Principal Investigator(s): 
Serge Egelman

Current approaches for detecting suspicious application activity on mobile platforms rely on static analysis: reverse-engineering and examining sequences of program code to infer application behavior. This method invariably falls short in that it can only detect what behaviors or capabilities a program might have, and not whether and to what extent a program actually engages in these behaviors. It is also susceptible to code obfuscation techniques commonly used by many mobile applications. Other approaches, like taint tracking, which modify the data as it traverses through the application, may cause unpredictable application behavior, may be detected, and do not scale.

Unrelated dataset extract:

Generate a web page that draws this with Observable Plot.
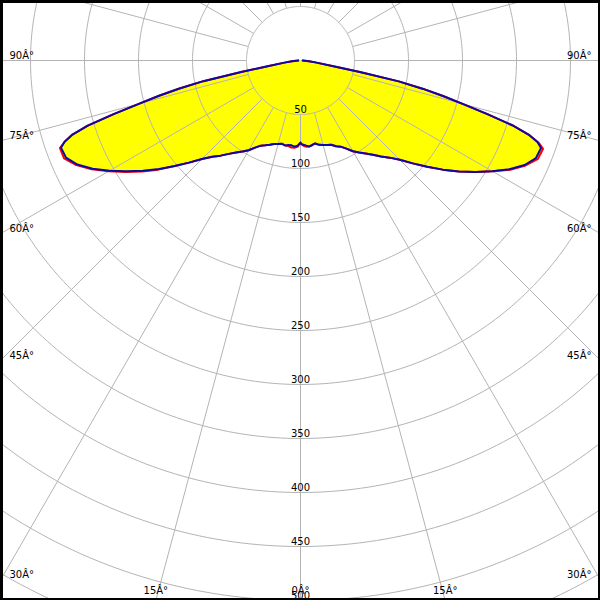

In the course of prior research to develop a novel Android permission system, ICSI researchers developed a framework for performing dynamic analysis of smartphone applications. This allows them to monitor actual program behavior in realtime to examine how often and under what circumstances applications attempt to access sensitive resources protected by application permissions. They have also developed an advanced network monitoring tool for Android to monitor and understand the third-party data-sharing ecosystem. The network monitoring tool provides insight into the data that applications share with remote third-party services. Pairing real-time observations of application behavior with this advanced network traffic monitoring results in one of the most sophisticated views of when sensitive data is accessed and where it gets sent. None of the tools require modifying the applications undergoing analysis: they are able to evaluate any application on the market, even those that obfuscate their code. Based on commercial demand, they are in the process of modifying these tools for deployment in virtualized environments, which will allow them to analyze mobile applications at scale. This platform can be used to answer some of the following questions:

  • How often do apps violate various privacy regulations and/or privacy policies?
  • What are the causes of unintentional violations and can we help developers fix them?
  • Are most privacy violations due to core application code or bundled third-party libraries?
  • How can these analysis results best be presented to help end-users make privacy decisions about the applications that they use?

The ultimate goal of this research is to build an analytics-as-a-service platform that yields realtime insights into the privacy and security behaviors of current smartphone applications.